Details about the death were still murky, but sources told TMZ that Kelley said King spent Saturday at the house drinking and smoking marijuana, and that she went to bed without him at 2:00 a.m.  
King became an icon of police brutality 20 years ago after he was brutally beaten by a group of LAPD officers after a freeway chase through the San Fernando Valley. 
Amateur video of the incident caught the officers raining more than 50 baton blows on King’s crumpled, unarmed body.
Four LAPD officers were acquitted of assault on April 29, 1992, sparking a riot that killed 54 people, led to widespread looting and arson and caused more than $1 billion in damage. 
RODNEY18N_2_WEB
This 1992 photo shows a shopping center engulfed in flames during the riots in Los Angeles. (Reed Saxon/AP)
On the third day of the carnage, King gave a press conference in front of his lawyer's office and made his famous plea, "I just want to say, can we all get along?" 
King eventually won $3.8 million from the city after a federal civil right trial that found two officers guilty, but he was broke after blowing it all on houses, a construction business and a record label, he told the Daily News in an April interview.

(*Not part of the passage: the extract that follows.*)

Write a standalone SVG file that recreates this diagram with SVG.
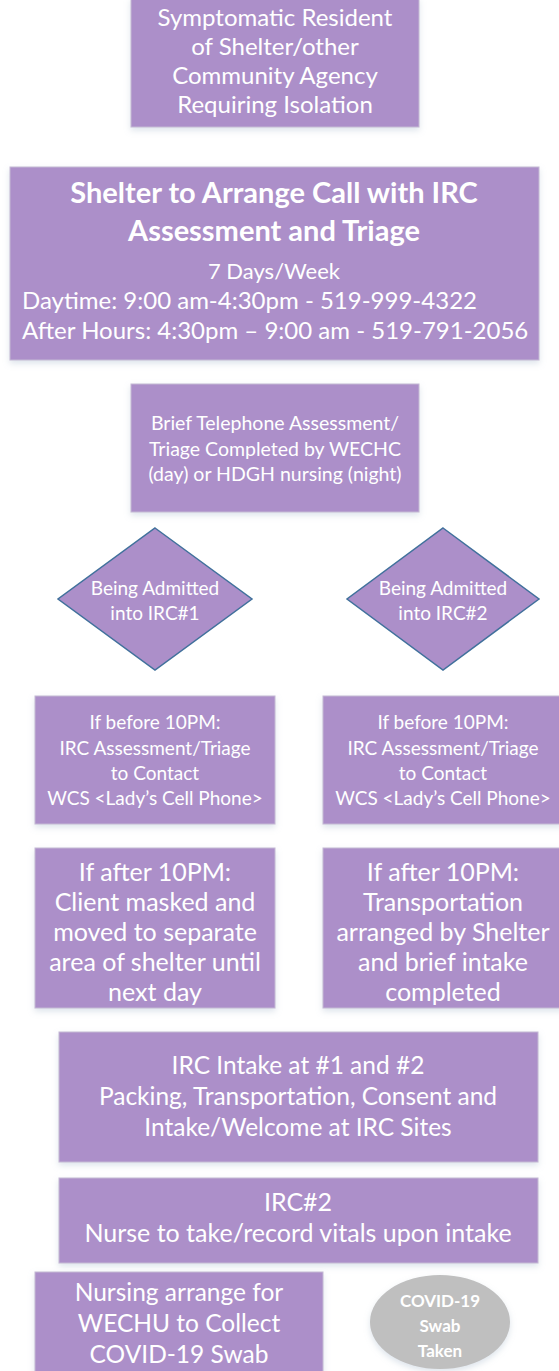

His life since the beating was checkered by run-ins with the law -- including drunk driving, domestic abuse and hit-and-run charges --  and he publicly battled alcohol and drug addiction on the reality shows "Celebrity Rehab with Dr. Drew" and "Sober House." 

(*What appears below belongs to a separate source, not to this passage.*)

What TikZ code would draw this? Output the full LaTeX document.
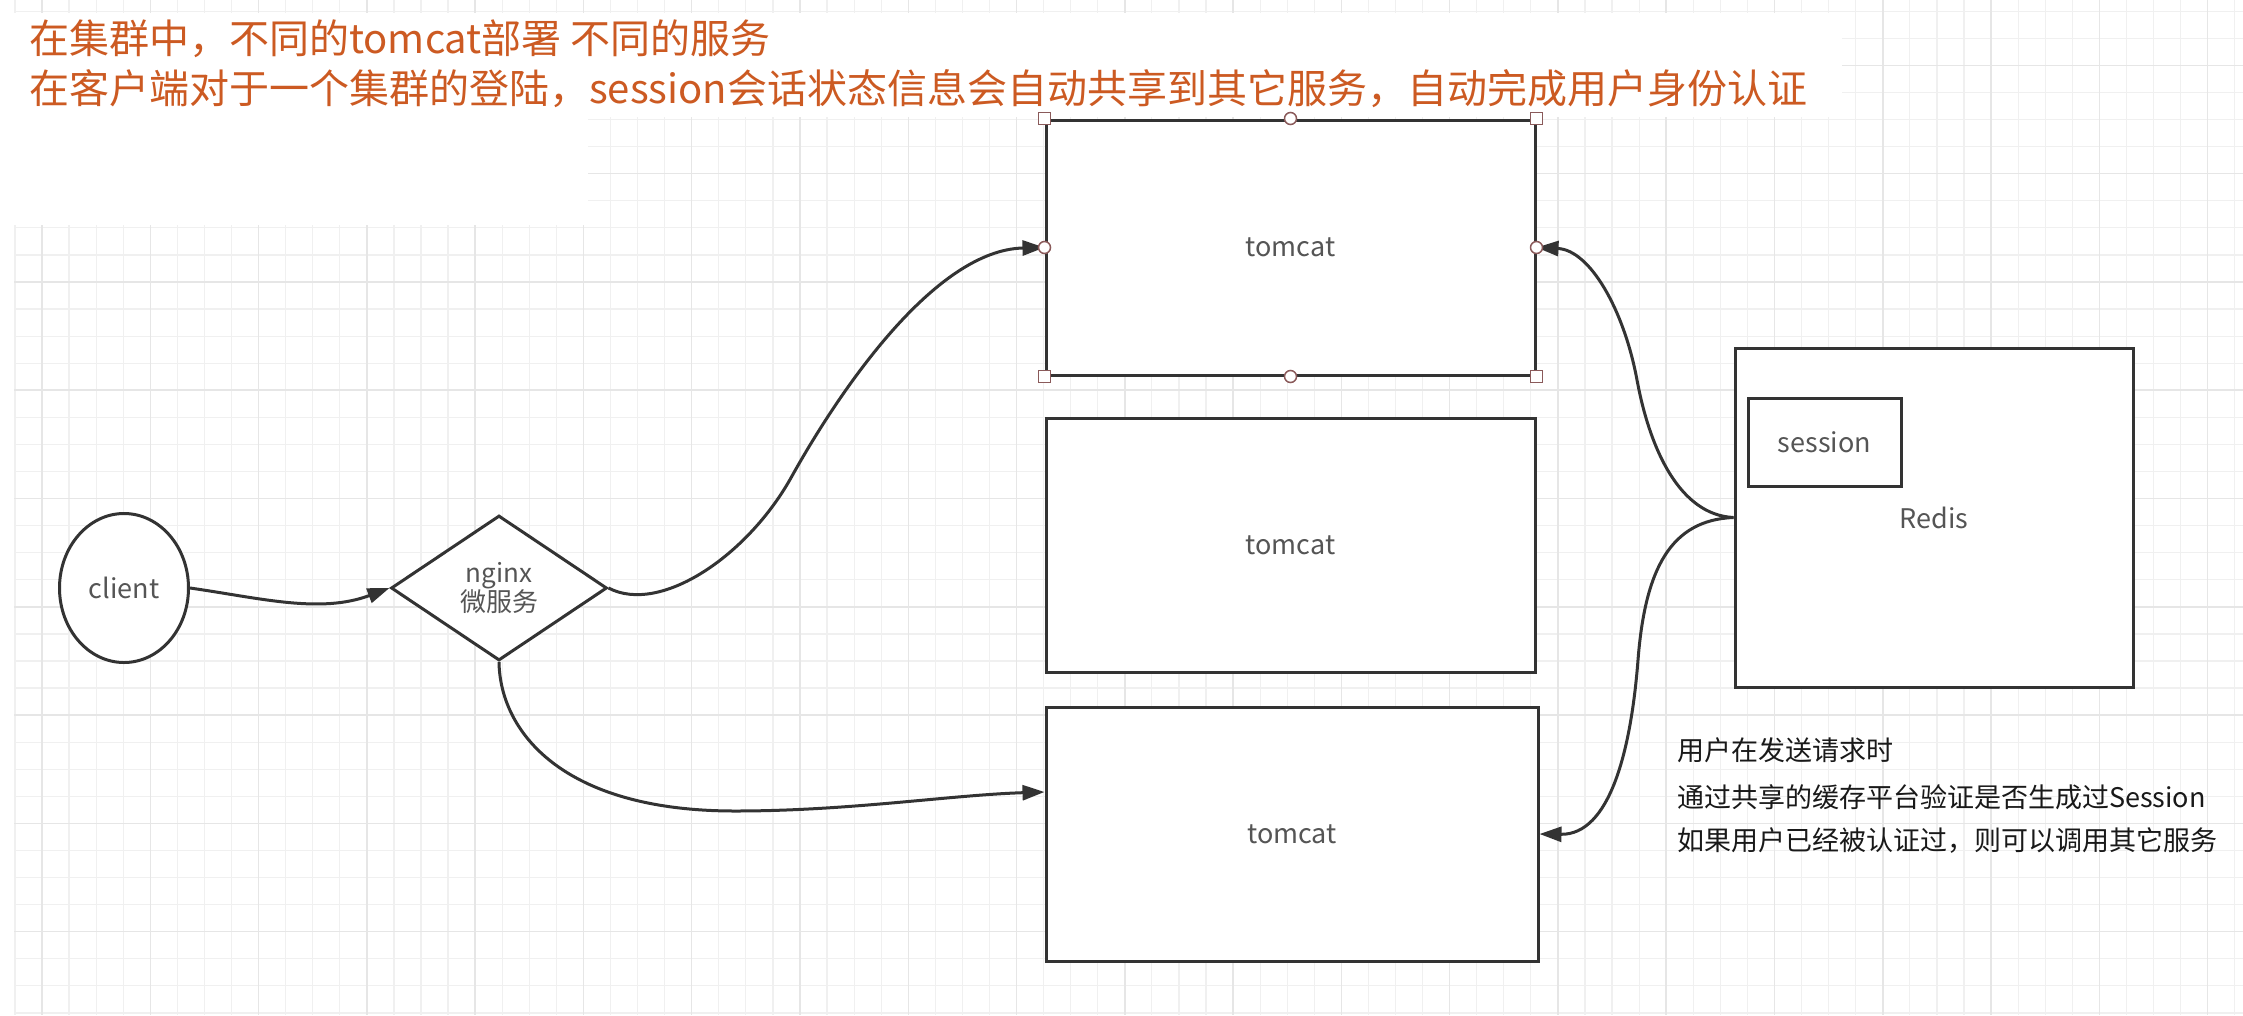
\documentclass[tikz,border=0pt]{standalone}
\usepackage{fontspec}
\setmainfont{Noto Sans CJK SC}
\usetikzlibrary{shapes.geometric,arrows.meta,calc}
\definecolor{titlec}{HTML}{CC5A22}
\definecolor{linec}{HTML}{333333}
\definecolor{labelc}{HTML}{555555}
\definecolor{handlec}{HTML}{8A5A5A}
\definecolor{gridminor}{HTML}{F0F0F0}
\definecolor{gridmajor}{HTML}{E6E6E6}
\begin{document}
\begin{tikzpicture}[x=1pt,y=-1pt,
  box/.style={draw=linec,line width=3pt,fill=white,rectangle,inner sep=0pt,
    font=\fontsize{27}{32}\selectfont,text=labelc},
  conn/.style={draw=linec,line width=3pt,-{Triangle[length=22pt,width=15pt]}},
  titletext/.style={anchor=west,inner sep=0pt,text=titlec,font=\fontsize{40}{46}\selectfont},
  notetext/.style={anchor=west,inner sep=0pt,text=black!90,font=\fontsize{27}{32}\selectfont},
  hsq/.style={draw=handlec,fill=white,line width=1.5pt,rectangle,minimum size=12pt,inner sep=0pt},
  hci/.style={draw=handlec,fill=white,line width=1.5pt,circle,minimum size=12pt,inner sep=0pt}
]
\useasboundingbox[fill=white] (0,0) rectangle (2243,1015);
% grid
\begin{scope}
\clip (14,0) rectangle (2243,1015);
\foreach \i in {0,...,83} {\draw[gridminor,line width=1.2pt] ({14.93+27.07*\i},0) -- ++(0,1015);}
\foreach \j in {0,...,37} {\draw[gridminor,line width=1.2pt] (14,{11.3+27.07*\j}) -- ++(2230,0);}
\foreach \i in {0,...,20} {\draw[gridmajor,line width=1.5pt] ({42+108.28*\i},0) -- ++(0,1015);}
\foreach \j in {0,...,9} {\draw[gridmajor,line width=1.5pt] (14,{65.4+108.28*\j}) -- ++(2230,0);}
\end{scope}
\fill[white] (14,13) rectangle (1842,117);
\fill[white] (14,117) rectangle (588,225);

% titles
\node[titletext] (title1) at (29,39) {在集群中，不同的tomcat部署 不同的服务};
\node[titletext] (title2) at (29,89) {在客户端对于一个集群的登陆，session会话状态信息会自动共享到其它服务，自动完成用户身份认证};

% boxes
\node[box,minimum width=489pt,minimum height=255pt] (t1) at (1290.5,247.5) {tomcat};
\node[box,minimum width=489pt,minimum height=254pt] (t2) at (1290.5,545) {tomcat};
\node[box,minimum width=492pt,minimum height=254pt] (t3) at (1292,834) {tomcat};
\node[box,minimum width=398pt,minimum height=339pt] (redis) at (1934,517.5) {Redis};
\node[box,minimum width=153pt,minimum height=88pt] (session) at (1824.5,442) {session};
\node[box,ellipse,minimum width=129pt,minimum height=149pt] (client) at (124,588) {client};
\node[box,diamond,minimum width=216pt,minimum height=145pt,align=center,
  font=\fontsize{26}{27}\selectfont] (nginx) at (499,588) {nginx\\微服务};

% notes
\node[notetext] (note1) at (1677,750) {用户在发送请求时};
\node[notetext] (note2) at (1677,797) {通过共享的缓存平台验证是否生成过Session};
\node[notetext] (note3) at (1677,840) {如果用户已经被认证过，则可以调用其它服务};

% connectors
\draw[conn] (client.east) .. controls (260,598) and (320,614) .. (nginx.west);
\draw[conn] (nginx.east) .. controls (660,615) and (748,556) .. (792,476)
  .. controls (840,390) and (935,250) .. (t1.west);
\draw[conn] (nginx.south) .. controls (500,730) and (560,811) .. (735,811)
  .. controls (850,811) and (950,795) .. ($(t3.west)+(0,-42)$);
\draw[conn] (redis.west) .. controls (1680,515) and (1650,450) .. (1637,380)
  .. controls (1624,310) and (1590,250) .. (t1.east);
\draw[conn] (redis.west) .. controls (1670,520) and (1645,570) .. (1638,660)
  .. controls (1631,750) and (1610,835) .. (t3.east);

% selection handles on the top tomcat
\foreach \p/\n in {north west/a,north east/b,south west/c,south east/d}
  \node[hsq] (hs\n) at (t1.\p) {};
\foreach \p/\n in {north/a,south/b,west/c,east/d}
  \node[hci] (hc\n) at (t1.\p) {};
\end{tikzpicture}
\end{document}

In 2010, he became engaged to Cynthia Kelley, who sat on the jury of his civil case against the city. 
King made headlines again this spring as a commentator on the Trayvon Martin case and released a book in April, "The Riot Within: My Journey From Redemption To Rebellion."
In the April interview, King reflected on the 20 years since the riots and struck a hopeful tone. 
"I still suffer from headaches to this day and walk with a limp, but after the beating with me, a lot of things changed," he told The News. "People looked at civil rights and my situation and said it was time for a change. Now we have a black president."